Not only did I have a very active close family growing up with amazing friends to help mold me into the person I am today, I had some phenominal teachers.  Two teachers that stand out for me are my 1st and 6th grade teachers.  Mrs. Lahr (1st grade) taught me to read.  She had such patience and I can't thank  her enough for encouraging me to read.  To this day reading is one of my favorite past times.  I never seem to have "bored" moments because I can always grab a book to read.  Ms.
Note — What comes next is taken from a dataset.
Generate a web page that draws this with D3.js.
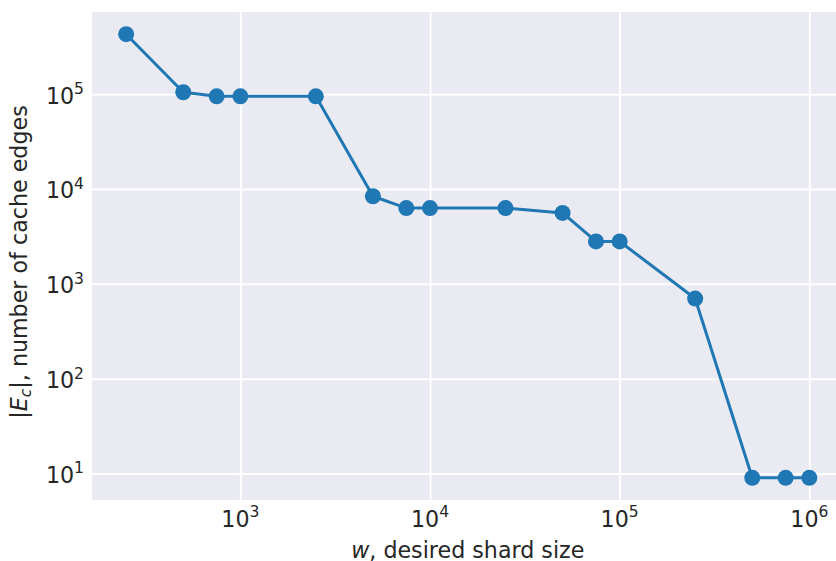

Yockey (6th grade)...boy was she tough.  In fact the summer before 6th grade when I found out I was going to be in her class I was so nervous.  She expected greatness out of every one of her students and although I wasn't a lazy student or a below average student I felt there was no way I could be successful in her class.  She proved me wrong.  She was tough and she said her job was getting us ready for middle school and she got me ready.  Not only did I succeed in her class, she became one of my all time favorite teachers.  She pushed without criticizing, she made us think and she made me realize the potential I had to be a really great student.  I will never be able to thank her enough because not only did she instill in me a continued love of learning, she created in me the "you can do it" spirit.  I realized that after succeeding in her class I could handle middle school and any other academic trials that came my way.

I hope the children who had me as a preschool or 1st grade teacher remember me as a nurturing, caring, thoughtful yet tough teacher.  A teacher that challenged them but did not lead them to frustration, a teacher that showed them how to do something so they could continue to grow as individuals and realize their true potential in life.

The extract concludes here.